** Given records **
>>>

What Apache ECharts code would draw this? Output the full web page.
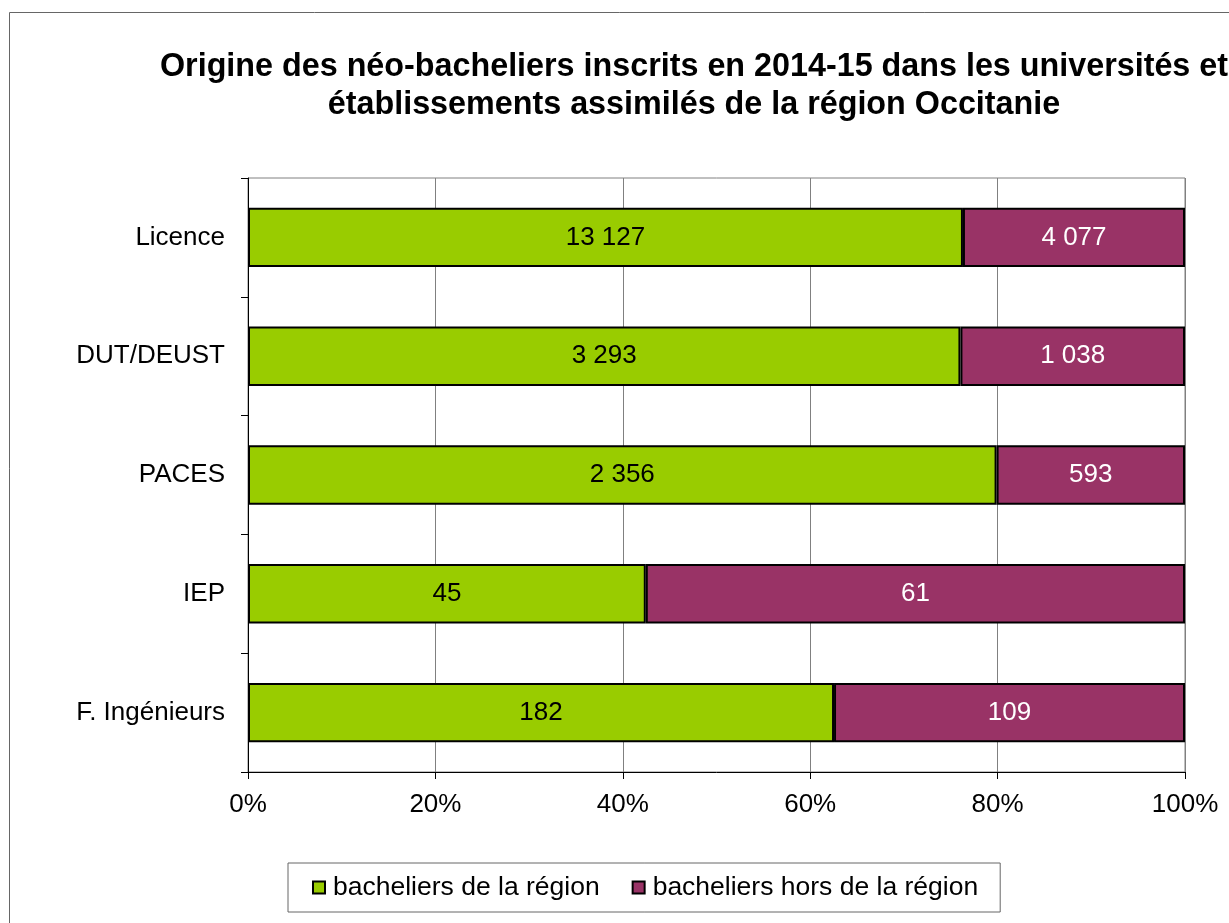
<!DOCTYPE html>
<html>
<head>
<meta charset="utf-8">
<script src="https://cdn.jsdelivr.net/npm/echarts@6/dist/echarts.min.js"></script>
<style>
  html, body { margin: 0; padding: 0; background: #fff; }
  #chart { width: 1229px; height: 923px; }
</style>
</head>
<body>
<div id="chart"></div>
<script>
// données
const categories = ["Licence", "DUT/DEUST", "PACES", "IEP", "F. Ingénieurs"];
const regionValues = [13127, 3293, 2356, 45, 182];
const horsRegionValues = [4077, 1038, 593, 61, 109];
const xTicks = [0, 20, 40, 60, 80, 100];

const font = "Liberation Sans, Arial, sans-serif";

// 13127 -> "13 127"
function fmt(n) {
  return String(n).replace(/\B(?=(\d{3})+(?!\d))/g, " ");
}

// pourcentages pour la barre empilée à 100 %
function pct(vals, i) {
  const total = regionValues[i] + horsRegionValues[i];
  return vals[i] / total * 100;
}

const chart = echarts.init(document.getElementById("chart"));
chart.setOption({
  backgroundColor: "#fff",
  animation: false,
  title: {
    text: "Origine des néo-bacheliers inscrits en 2014-15 dans les universités et\nétablissements assimilés de la région Occitanie",
    left: 689,
    top: 43,
    textAlign: "center",
    textStyle: {
      fontFamily: font,
      fontSize: 32.3,
      fontWeight: "bold",
      color: "#000",
      lineHeight: 38,
      align: "center"
    }
  },
  graphic: [
    {
      type: "rect",
      shape: { x: 9.5, y: 12.5, width: 1300, height: 1000 },
      style: { fill: "none", stroke: "#666", lineWidth: 1 },
      silent: true
    }
  ],
  legend: {
    left: 288,
    top: 863,
    padding: [11, 22, 11, 24],
    borderColor: "#666",
    borderWidth: 1,
    itemWidth: 12,
    itemHeight: 12,
    itemGap: 32,
    icon: "rect",
    textStyle: { fontFamily: font, fontSize: 26.5, color: "#000", padding: [0, 0, 0, 3] },
    data: ["bacheliers de la région", "bacheliers hors de la région"]
  },
  grid: {
    left: 248,
    right: 44,
    top: 178,
    bottom: 151,
    show: true,
    borderColor: "#808080",
    borderWidth: 1
  },
  xAxis: {
    type: "value",
    min: 0,
    max: 100,
    interval: 20,
    axisLine: { show: true, lineStyle: { color: "#000", width: 1 } },
    axisTick: { show: true, length: 7, lineStyle: { color: "#000" } },
    axisLabel: {
      margin: 20,
      fontFamily: font,
      fontSize: 26,
      color: "#000",
      formatter: v => xTicks.includes(v) ? v + "%" : ""
    },
    splitLine: { show: true, lineStyle: { color: "#808080", width: 1 } }
  },
  yAxis: {
    type: "category",
    inverse: true,
    data: categories,
    axisLine: { show: true, lineStyle: { color: "#000", width: 1 } },
    axisTick: { show: true, length: 7, inside: false, lineStyle: { color: "#000" } },
    axisLabel: { margin: 23, fontFamily: font, fontSize: 26, color: "#000" },
    splitLine: { show: false }
  },
  series: [
    {
      name: "bacheliers de la région",
      type: "bar",
      stack: "total",
      barWidth: "50%",
      data: regionValues.map((v, i) => pct(regionValues, i)),
      itemStyle: { color: "#99CC00", borderColor: "#000", borderWidth: 2 },
      label: {
        show: true,
        position: "inside",
        fontFamily: font,
        fontSize: 26,
        color: "#000",
        formatter: p => fmt(regionValues[p.dataIndex])
      }
    },
    {
      name: "bacheliers hors de la région",
      type: "bar",
      stack: "total",
      barWidth: "50%",
      data: horsRegionValues.map((v, i) => pct(horsRegionValues, i)),
      itemStyle: { color: "#993366", borderColor: "#000", borderWidth: 2 },
      label: {
        show: true,
        position: "inside",
        fontFamily: font,
        fontSize: 26,
        color: "#fff",
        formatter: p => fmt(horsRegionValues[p.dataIndex])
      }
    }
  ]
});
</script>
</body>
</html>
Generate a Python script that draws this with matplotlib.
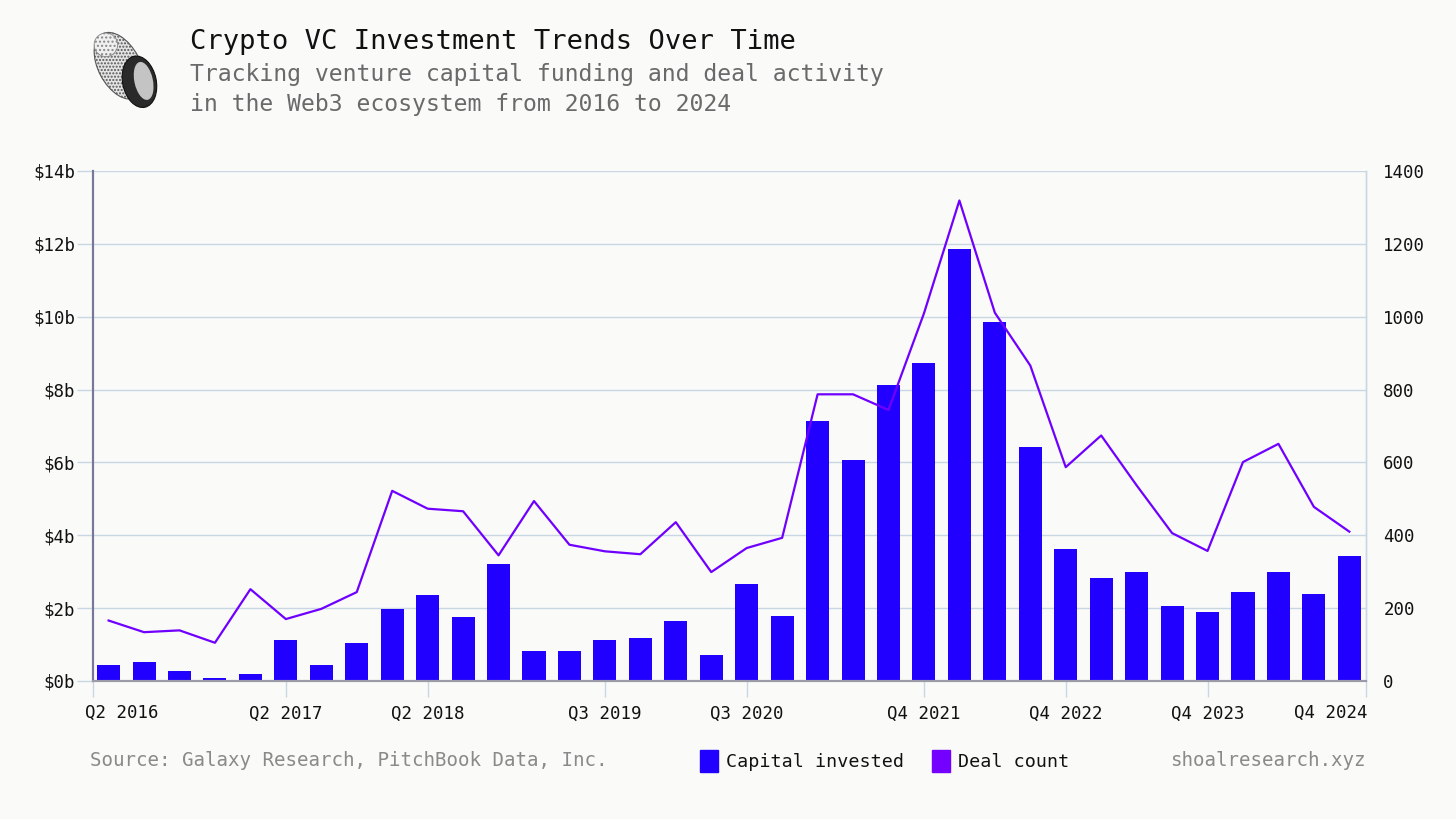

<<<

** Instruction **
Repeat the entries exactly. Pictures are excluded from the copy.

** Output of the exercise **
What Apache ECharts code would draw this? Output the full web page.
<!DOCTYPE html>
<html>
<head>
<meta charset="utf-8">
<script src="https://cdn.jsdelivr.net/npm/echarts@6/dist/echarts.min.js"></script>
<style>
  html, body { margin: 0; padding: 0; background: #fff; }
  #chart { width: 1229px; height: 923px; }
</style>
</head>
<body>
<div id="chart"></div>
<script>
// données
const categories = ["Licence", "DUT/DEUST", "PACES", "IEP", "F. Ingénieurs"];
const regionValues = [13127, 3293, 2356, 45, 182];
const horsRegionValues = [4077, 1038, 593, 61, 109];
const xTicks = [0, 20, 40, 60, 80, 100];

const font = "Liberation Sans, Arial, sans-serif";

// 13127 -> "13 127"
function fmt(n) {
  return String(n).replace(/\B(?=(\d{3})+(?!\d))/g, " ");
}

// pourcentages pour la barre empilée à 100 %
function pct(vals, i) {
  const total = regionValues[i] + horsRegionValues[i];
  return vals[i] / total * 100;
}

const chart = echarts.init(document.getElementById("chart"));
chart.setOption({
  backgroundColor: "#fff",
  animation: false,
  title: {
    text: "Origine des néo-bacheliers inscrits en 2014-15 dans les universités et\nétablissements assimilés de la région Occitanie",
    left: 689,
    top: 43,
    textAlign: "center",
    textStyle: {
      fontFamily: font,
      fontSize: 32.3,
      fontWeight: "bold",
      color: "#000",
      lineHeight: 38,
      align: "center"
    }
  },
  graphic: [
    {
      type: "rect",
      shape: { x: 9.5, y: 12.5, width: 1300, height: 1000 },
      style: { fill: "none", stroke: "#666", lineWidth: 1 },
      silent: true
    }
  ],
  legend: {
    left: 288,
    top: 863,
    padding: [11, 22, 11, 24],
    borderColor: "#666",
    borderWidth: 1,
    itemWidth: 12,
    itemHeight: 12,
    itemGap: 32,
    icon: "rect",
    textStyle: { fontFamily: font, fontSize: 26.5, color: "#000", padding: [0, 0, 0, 3] },
    data: ["bacheliers de la région", "bacheliers hors de la région"]
  },
  grid: {
    left: 248,
    right: 44,
    top: 178,
    bottom: 151,
    show: true,
    borderColor: "#808080",
    borderWidth: 1
  },
  xAxis: {
    type: "value",
    min: 0,
    max: 100,
    interval: 20,
    axisLine: { show: true, lineStyle: { color: "#000", width: 1 } },
    axisTick: { show: true, length: 7, lineStyle: { color: "#000" } },
    axisLabel: {
      margin: 20,
      fontFamily: font,
      fontSize: 26,
      color: "#000",
      formatter: v => xTicks.includes(v) ? v + "%" : ""
    },
    splitLine: { show: true, lineStyle: { color: "#808080", width: 1 } }
  },
  yAxis: {
    type: "category",
    inverse: true,
    data: categories,
    axisLine: { show: true, lineStyle: { color: "#000", width: 1 } },
    axisTick: { show: true, length: 7, inside: false, lineStyle: { color: "#000" } },
    axisLabel: { margin: 23, fontFamily: font, fontSize: 26, color: "#000" },
    splitLine: { show: false }
  },
  series: [
    {
      name: "bacheliers de la région",
      type: "bar",
      stack: "total",
      barWidth: "50%",
      data: regionValues.map((v, i) => pct(regionValues, i)),
      itemStyle: { color: "#99CC00", borderColor: "#000", borderWidth: 2 },
      label: {
        show: true,
        position: "inside",
        fontFamily: font,
        fontSize: 26,
        color: "#000",
        formatter: p => fmt(regionValues[p.dataIndex])
      }
    },
    {
      name: "bacheliers hors de la région",
      type: "bar",
      stack: "total",
      barWidth: "50%",
      data: horsRegionValues.map((v, i) => pct(horsRegionValues, i)),
      itemStyle: { color: "#993366", borderColor: "#000", borderWidth: 2 },
      label: {
        show: true,
        position: "inside",
        fontFamily: font,
        fontSize: 26,
        color: "#fff",
        formatter: p => fmt(horsRegionValues[p.dataIndex])
      }
    }
  ]
});
</script>
</body>
</html>
Generate a Python script that draws this with matplotlib.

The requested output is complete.